Request:
Write out each line exactly as given. Leave the pictures out of your copy.

Supplied data:
....................

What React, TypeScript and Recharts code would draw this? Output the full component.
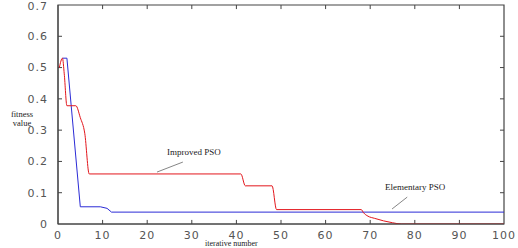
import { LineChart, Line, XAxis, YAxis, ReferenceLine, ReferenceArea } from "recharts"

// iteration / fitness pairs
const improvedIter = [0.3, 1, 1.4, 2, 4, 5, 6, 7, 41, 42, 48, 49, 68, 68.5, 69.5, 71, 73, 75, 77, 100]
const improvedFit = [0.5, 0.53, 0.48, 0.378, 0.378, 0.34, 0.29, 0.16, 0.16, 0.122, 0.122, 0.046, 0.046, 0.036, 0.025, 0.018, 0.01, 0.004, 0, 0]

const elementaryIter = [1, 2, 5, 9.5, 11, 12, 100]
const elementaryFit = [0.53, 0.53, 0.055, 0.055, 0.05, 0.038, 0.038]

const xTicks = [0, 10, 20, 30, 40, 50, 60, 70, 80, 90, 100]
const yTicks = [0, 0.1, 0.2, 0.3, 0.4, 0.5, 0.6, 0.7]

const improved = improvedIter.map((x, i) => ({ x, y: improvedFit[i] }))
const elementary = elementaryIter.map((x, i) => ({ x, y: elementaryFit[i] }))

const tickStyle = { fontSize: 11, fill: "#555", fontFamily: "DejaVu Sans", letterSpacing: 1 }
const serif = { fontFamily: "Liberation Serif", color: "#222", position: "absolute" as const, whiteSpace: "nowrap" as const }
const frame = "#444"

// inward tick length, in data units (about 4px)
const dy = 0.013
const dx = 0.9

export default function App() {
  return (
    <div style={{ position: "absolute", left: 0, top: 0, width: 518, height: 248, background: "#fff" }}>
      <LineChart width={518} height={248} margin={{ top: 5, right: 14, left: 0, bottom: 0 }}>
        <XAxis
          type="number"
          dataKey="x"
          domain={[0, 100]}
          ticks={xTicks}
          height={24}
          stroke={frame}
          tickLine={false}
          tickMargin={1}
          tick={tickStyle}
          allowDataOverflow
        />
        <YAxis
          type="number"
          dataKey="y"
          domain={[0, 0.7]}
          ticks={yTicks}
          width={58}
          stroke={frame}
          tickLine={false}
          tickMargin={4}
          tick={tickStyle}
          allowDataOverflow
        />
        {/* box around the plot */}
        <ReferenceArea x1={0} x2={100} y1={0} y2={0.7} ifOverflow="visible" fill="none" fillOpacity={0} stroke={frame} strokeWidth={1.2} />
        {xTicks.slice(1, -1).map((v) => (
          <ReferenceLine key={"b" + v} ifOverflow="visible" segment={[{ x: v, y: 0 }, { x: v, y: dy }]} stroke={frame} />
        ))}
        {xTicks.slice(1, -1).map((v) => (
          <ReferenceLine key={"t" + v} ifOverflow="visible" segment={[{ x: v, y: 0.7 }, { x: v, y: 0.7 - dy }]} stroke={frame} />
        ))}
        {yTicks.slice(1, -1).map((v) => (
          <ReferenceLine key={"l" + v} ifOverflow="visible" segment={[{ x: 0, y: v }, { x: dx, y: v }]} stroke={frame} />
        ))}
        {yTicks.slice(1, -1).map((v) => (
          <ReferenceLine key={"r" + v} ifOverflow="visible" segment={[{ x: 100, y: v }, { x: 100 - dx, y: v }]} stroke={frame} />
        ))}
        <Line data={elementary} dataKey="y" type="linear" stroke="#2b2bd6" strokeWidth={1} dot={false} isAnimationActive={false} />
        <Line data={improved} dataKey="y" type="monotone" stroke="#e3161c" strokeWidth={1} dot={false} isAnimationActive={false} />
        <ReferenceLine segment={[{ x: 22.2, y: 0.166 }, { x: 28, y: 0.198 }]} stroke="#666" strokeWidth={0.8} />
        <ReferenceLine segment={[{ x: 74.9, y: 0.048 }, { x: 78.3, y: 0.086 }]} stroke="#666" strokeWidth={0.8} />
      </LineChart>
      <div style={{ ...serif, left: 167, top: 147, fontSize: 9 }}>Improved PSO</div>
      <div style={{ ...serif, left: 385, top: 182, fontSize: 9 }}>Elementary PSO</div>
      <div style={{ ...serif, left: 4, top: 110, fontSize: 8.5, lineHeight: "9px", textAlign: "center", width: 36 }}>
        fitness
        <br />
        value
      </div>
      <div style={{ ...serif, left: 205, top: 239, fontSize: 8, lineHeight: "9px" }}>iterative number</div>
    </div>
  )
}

....................

The result:
What React, TypeScript and Recharts code would draw this? Output the full component.
import { LineChart, Line, XAxis, YAxis, ReferenceLine, ReferenceArea } from "recharts"

// iteration / fitness pairs
const improvedIter = [0.3, 1, 1.4, 2, 4, 5, 6, 7, 41, 42, 48, 49, 68, 68.5, 69.5, 71, 73, 75, 77, 100]
const improvedFit = [0.5, 0.53, 0.48, 0.378, 0.378, 0.34, 0.29, 0.16, 0.16, 0.122, 0.122, 0.046, 0.046, 0.036, 0.025, 0.018, 0.01, 0.004, 0, 0]

const elementaryIter = [1, 2, 5, 9.5, 11, 12, 100]
const elementaryFit = [0.53, 0.53, 0.055, 0.055, 0.05, 0.038, 0.038]

const xTicks = [0, 10, 20, 30, 40, 50, 60, 70, 80, 90, 100]
const yTicks = [0, 0.1, 0.2, 0.3, 0.4, 0.5, 0.6, 0.7]

const improved = improvedIter.map((x, i) => ({ x, y: improvedFit[i] }))
const elementary = elementaryIter.map((x, i) => ({ x, y: elementaryFit[i] }))

const tickStyle = { fontSize: 11, fill: "#555", fontFamily: "DejaVu Sans", letterSpacing: 1 }
const serif = { fontFamily: "Liberation Serif", color: "#222", position: "absolute" as const, whiteSpace: "nowrap" as const }
const frame = "#444"

// inward tick length, in data units (about 4px)
const dy = 0.013
const dx = 0.9

export default function App() {
  return (
    <div style={{ position: "absolute", left: 0, top: 0, width: 518, height: 248, background: "#fff" }}>
      <LineChart width={518} height={248} margin={{ top: 5, right: 14, left: 0, bottom: 0 }}>
        <XAxis
          type="number"
          dataKey="x"
          domain={[0, 100]}
          ticks={xTicks}
          height={24}
          stroke={frame}
          tickLine={false}
          tickMargin={1}
          tick={tickStyle}
          allowDataOverflow
        />
        <YAxis
          type="number"
          dataKey="y"
          domain={[0, 0.7]}
          ticks={yTicks}
          width={58}
          stroke={frame}
          tickLine={false}
          tickMargin={4}
          tick={tickStyle}
          allowDataOverflow
        />
        {/* box around the plot */}
        <ReferenceArea x1={0} x2={100} y1={0} y2={0.7} ifOverflow="visible" fill="none" fillOpacity={0} stroke={frame} strokeWidth={1.2} />
        {xTicks.slice(1, -1).map((v) => (
          <ReferenceLine key={"b" + v} ifOverflow="visible" segment={[{ x: v, y: 0 }, { x: v, y: dy }]} stroke={frame} />
        ))}
        {xTicks.slice(1, -1).map((v) => (
          <ReferenceLine key={"t" + v} ifOverflow="visible" segment={[{ x: v, y: 0.7 }, { x: v, y: 0.7 - dy }]} stroke={frame} />
        ))}
        {yTicks.slice(1, -1).map((v) => (
          <ReferenceLine key={"l" + v} ifOverflow="visible" segment={[{ x: 0, y: v }, { x: dx, y: v }]} stroke={frame} />
        ))}
        {yTicks.slice(1, -1).map((v) => (
          <ReferenceLine key={"r" + v} ifOverflow="visible" segment={[{ x: 100, y: v }, { x: 100 - dx, y: v }]} stroke={frame} />
        ))}
        <Line data={elementary} dataKey="y" type="linear" stroke="#2b2bd6" strokeWidth={1} dot={false} isAnimationActive={false} />
        <Line data={improved} dataKey="y" type="monotone" stroke="#e3161c" strokeWidth={1} dot={false} isAnimationActive={false} />
        <ReferenceLine segment={[{ x: 22.2, y: 0.166 }, { x: 28, y: 0.198 }]} stroke="#666" strokeWidth={0.8} />
        <ReferenceLine segment={[{ x: 74.9, y: 0.048 }, { x: 78.3, y: 0.086 }]} stroke="#666" strokeWidth={0.8} />
      </LineChart>
      <div style={{ ...serif, left: 167, top: 147, fontSize: 9 }}>Improved PSO</div>
      <div style={{ ...serif, left: 385, top: 182, fontSize: 9 }}>Elementary PSO</div>
      <div style={{ ...serif, left: 4, top: 110, fontSize: 8.5, lineHeight: "9px", textAlign: "center", width: 36 }}>
        fitness
        <br />
        value
      </div>
      <div style={{ ...serif, left: 205, top: 239, fontSize: 8, lineHeight: "9px" }}>iterative number</div>
    </div>
  )
}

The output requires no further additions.